— WHAT TO WORK ON —
Leave out the pictures, and retype only the lines from the beginning of the material through the line that contains "import seaborn as sns", including both.

— DATA —
== == ==

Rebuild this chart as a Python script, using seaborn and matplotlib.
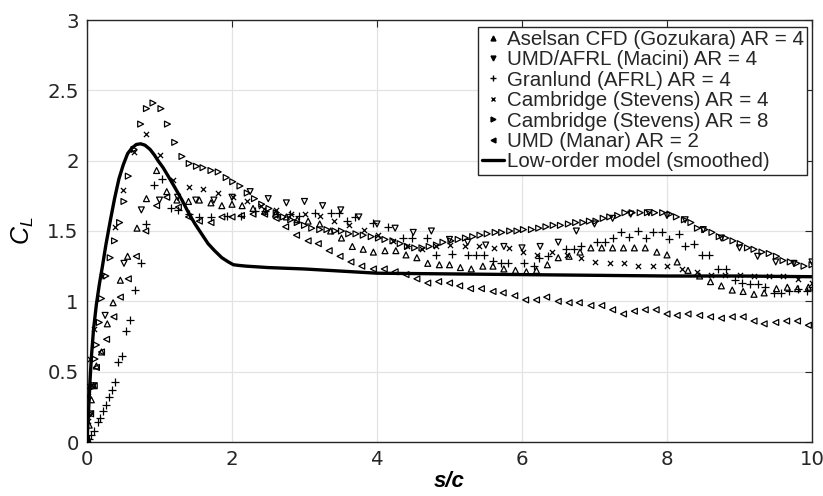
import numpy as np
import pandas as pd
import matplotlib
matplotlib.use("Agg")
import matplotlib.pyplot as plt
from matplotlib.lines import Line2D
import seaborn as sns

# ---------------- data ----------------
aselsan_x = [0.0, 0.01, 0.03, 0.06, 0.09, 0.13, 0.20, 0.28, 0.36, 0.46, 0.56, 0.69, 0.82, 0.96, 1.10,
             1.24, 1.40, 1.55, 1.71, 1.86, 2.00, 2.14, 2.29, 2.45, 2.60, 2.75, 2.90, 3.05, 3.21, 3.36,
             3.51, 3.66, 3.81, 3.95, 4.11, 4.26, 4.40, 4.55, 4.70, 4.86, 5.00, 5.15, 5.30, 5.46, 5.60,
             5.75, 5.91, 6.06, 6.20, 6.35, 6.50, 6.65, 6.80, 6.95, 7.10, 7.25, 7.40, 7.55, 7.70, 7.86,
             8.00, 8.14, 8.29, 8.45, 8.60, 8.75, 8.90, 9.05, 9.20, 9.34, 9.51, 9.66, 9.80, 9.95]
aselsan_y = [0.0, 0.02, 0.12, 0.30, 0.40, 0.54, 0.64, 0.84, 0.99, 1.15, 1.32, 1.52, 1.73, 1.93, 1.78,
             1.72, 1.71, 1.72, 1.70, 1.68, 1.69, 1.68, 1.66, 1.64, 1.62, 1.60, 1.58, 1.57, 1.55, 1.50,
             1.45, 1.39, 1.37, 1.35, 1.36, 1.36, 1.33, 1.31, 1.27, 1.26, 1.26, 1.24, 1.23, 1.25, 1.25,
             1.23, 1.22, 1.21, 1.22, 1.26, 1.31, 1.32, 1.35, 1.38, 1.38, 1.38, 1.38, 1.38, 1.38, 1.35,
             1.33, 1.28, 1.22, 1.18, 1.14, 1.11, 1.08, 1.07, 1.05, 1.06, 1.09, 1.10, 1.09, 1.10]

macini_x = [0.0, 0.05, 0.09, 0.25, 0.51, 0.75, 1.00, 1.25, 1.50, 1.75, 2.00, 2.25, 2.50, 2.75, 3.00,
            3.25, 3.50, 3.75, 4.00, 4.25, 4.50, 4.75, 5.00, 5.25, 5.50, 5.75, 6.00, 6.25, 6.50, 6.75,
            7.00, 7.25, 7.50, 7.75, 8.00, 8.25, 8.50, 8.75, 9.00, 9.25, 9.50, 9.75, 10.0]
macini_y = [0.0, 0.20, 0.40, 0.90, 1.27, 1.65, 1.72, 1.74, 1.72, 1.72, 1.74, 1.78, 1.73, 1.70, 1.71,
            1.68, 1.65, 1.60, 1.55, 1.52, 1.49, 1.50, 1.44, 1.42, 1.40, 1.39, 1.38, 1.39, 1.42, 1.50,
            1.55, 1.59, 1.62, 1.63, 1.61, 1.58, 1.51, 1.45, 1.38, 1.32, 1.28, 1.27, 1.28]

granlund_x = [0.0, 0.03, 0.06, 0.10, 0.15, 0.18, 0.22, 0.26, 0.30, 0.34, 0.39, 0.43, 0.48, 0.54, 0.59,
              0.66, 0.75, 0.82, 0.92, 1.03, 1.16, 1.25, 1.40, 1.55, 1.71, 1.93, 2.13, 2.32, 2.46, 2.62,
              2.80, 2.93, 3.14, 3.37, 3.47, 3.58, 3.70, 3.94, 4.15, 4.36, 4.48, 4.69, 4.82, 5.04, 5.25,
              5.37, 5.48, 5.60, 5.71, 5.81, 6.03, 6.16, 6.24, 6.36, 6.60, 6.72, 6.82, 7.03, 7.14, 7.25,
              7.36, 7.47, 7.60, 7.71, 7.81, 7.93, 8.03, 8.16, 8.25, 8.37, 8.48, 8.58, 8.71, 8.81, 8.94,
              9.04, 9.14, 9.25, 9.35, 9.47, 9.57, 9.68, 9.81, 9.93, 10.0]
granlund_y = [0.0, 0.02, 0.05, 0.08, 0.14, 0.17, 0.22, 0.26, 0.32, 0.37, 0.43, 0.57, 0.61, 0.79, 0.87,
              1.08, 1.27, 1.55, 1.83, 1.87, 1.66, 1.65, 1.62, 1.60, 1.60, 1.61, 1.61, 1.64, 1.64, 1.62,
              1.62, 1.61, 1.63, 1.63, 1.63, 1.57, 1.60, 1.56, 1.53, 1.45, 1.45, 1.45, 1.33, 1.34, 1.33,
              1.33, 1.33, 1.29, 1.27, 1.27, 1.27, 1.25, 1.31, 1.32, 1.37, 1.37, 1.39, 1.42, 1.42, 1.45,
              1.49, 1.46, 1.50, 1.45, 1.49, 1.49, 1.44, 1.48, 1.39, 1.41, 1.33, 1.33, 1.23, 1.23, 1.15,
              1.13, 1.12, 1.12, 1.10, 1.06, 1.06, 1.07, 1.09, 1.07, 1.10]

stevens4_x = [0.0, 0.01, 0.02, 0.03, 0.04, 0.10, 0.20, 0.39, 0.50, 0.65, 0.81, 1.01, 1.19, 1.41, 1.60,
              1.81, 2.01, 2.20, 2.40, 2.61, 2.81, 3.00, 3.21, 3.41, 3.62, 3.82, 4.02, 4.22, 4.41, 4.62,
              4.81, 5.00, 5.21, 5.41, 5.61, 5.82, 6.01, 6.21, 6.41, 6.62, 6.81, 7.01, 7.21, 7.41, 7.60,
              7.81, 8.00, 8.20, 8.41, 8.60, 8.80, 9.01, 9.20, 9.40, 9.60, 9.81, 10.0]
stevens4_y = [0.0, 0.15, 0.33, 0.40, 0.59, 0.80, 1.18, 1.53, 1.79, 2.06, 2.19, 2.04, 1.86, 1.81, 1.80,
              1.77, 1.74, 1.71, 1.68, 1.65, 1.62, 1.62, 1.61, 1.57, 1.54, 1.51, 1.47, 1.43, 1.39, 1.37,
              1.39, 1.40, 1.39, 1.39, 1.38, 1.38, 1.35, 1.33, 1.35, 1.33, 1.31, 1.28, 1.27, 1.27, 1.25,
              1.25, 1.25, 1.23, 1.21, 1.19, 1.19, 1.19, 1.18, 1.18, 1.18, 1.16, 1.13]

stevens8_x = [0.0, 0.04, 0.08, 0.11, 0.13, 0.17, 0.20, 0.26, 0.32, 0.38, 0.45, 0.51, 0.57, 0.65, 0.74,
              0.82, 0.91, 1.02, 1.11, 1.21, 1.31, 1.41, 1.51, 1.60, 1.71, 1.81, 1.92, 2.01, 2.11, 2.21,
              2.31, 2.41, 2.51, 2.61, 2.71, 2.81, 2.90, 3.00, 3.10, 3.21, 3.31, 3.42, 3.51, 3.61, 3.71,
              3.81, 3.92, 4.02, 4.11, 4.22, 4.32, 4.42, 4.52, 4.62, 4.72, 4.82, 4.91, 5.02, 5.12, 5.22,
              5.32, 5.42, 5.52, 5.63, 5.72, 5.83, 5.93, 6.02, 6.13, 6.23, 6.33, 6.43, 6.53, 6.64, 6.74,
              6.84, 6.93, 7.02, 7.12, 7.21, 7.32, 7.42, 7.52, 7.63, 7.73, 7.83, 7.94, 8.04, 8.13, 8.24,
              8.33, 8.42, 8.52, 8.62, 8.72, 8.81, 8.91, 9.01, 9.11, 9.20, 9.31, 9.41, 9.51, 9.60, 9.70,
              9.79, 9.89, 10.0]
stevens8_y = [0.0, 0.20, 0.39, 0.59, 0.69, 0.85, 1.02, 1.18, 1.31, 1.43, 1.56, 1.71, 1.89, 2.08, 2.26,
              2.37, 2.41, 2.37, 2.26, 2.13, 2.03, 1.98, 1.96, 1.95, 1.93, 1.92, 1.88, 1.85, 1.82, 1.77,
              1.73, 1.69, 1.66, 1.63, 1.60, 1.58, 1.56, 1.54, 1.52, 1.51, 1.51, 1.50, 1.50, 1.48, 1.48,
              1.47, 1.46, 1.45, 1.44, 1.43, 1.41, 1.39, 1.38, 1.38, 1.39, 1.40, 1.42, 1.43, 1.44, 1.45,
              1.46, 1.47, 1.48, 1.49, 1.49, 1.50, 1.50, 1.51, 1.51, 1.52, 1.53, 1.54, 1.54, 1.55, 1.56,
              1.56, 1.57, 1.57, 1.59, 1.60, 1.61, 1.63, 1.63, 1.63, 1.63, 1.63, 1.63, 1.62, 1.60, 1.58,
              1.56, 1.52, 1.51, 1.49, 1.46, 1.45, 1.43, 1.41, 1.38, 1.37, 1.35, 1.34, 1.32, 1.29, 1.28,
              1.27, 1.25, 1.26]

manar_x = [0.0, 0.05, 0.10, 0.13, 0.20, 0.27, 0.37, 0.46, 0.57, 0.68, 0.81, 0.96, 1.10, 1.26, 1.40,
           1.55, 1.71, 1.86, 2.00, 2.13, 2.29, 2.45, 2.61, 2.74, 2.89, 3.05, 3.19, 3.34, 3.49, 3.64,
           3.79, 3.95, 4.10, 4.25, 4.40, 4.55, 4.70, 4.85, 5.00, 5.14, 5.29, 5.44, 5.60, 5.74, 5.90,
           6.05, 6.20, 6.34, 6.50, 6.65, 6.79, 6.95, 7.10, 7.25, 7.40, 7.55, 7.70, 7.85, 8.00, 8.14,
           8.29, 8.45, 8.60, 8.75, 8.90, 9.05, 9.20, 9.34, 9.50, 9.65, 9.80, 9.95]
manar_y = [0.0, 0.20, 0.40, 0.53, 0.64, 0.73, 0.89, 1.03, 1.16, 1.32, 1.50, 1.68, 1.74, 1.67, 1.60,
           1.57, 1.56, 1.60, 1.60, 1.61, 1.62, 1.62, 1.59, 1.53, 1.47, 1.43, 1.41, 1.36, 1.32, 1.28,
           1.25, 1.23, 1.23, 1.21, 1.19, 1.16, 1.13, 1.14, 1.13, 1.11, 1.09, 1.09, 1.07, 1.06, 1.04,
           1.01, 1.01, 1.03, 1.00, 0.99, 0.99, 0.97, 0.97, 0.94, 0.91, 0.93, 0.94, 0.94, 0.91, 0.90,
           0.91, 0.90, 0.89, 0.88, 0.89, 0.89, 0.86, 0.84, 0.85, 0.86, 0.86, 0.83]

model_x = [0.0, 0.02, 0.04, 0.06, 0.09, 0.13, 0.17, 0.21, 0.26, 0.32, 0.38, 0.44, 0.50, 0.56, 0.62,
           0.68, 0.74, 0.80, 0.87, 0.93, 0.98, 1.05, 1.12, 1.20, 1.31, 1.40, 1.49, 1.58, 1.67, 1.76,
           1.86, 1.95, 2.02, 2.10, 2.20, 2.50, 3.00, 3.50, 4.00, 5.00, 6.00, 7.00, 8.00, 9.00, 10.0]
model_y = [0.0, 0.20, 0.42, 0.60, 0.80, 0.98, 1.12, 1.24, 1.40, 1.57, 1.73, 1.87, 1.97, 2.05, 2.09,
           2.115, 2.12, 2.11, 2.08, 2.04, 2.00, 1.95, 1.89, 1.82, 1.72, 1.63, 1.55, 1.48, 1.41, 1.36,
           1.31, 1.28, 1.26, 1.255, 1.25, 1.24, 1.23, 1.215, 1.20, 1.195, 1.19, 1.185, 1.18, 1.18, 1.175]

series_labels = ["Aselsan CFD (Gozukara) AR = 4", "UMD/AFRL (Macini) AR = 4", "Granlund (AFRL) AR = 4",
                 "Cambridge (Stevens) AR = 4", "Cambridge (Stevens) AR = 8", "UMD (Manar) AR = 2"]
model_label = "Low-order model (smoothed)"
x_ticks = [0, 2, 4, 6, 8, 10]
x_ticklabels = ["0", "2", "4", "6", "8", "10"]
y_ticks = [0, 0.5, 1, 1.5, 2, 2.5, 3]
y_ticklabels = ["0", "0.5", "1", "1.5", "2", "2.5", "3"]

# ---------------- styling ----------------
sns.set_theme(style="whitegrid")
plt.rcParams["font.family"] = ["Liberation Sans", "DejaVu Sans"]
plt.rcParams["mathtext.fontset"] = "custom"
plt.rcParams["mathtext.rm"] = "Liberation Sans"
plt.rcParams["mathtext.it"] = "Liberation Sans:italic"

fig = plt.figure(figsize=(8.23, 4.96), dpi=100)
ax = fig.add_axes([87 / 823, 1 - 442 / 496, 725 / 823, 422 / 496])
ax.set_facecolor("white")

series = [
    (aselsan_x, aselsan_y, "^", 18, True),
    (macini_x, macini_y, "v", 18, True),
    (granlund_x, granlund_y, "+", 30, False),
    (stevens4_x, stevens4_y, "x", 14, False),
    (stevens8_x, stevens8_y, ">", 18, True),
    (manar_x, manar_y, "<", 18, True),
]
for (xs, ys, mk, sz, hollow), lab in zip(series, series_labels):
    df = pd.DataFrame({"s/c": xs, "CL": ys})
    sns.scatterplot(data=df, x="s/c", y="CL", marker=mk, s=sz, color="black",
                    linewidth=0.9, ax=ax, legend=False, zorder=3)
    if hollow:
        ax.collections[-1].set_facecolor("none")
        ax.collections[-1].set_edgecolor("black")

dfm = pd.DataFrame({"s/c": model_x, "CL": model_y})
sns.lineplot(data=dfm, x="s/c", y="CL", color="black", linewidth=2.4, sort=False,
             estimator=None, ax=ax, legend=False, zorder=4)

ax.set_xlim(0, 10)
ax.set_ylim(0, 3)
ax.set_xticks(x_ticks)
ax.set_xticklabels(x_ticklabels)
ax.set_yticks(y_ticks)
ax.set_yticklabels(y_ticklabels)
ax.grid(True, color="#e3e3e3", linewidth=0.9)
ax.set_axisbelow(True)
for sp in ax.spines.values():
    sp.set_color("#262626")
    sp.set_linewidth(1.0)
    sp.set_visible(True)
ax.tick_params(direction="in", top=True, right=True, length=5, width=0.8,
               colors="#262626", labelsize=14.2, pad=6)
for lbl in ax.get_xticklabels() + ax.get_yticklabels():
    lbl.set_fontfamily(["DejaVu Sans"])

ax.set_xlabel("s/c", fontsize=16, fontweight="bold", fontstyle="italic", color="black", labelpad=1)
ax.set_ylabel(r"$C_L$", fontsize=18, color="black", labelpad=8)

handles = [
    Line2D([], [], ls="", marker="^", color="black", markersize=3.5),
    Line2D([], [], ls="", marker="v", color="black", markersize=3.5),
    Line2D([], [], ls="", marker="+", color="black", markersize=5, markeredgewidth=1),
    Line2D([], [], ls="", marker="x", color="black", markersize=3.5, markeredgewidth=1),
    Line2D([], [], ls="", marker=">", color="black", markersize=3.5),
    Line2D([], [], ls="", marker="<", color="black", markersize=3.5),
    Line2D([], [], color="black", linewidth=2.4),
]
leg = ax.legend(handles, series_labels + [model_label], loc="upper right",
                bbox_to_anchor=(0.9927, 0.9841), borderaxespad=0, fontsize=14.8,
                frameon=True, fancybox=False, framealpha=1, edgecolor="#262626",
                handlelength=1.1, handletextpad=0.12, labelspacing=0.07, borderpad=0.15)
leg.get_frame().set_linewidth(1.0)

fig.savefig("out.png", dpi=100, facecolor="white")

== == ==

— FULL ANSWER —
Rebuild this chart as a Python script, using seaborn and matplotlib.
import numpy as np
import pandas as pd
import matplotlib
matplotlib.use("Agg")
import matplotlib.pyplot as plt
from matplotlib.lines import Line2D
import seaborn as sns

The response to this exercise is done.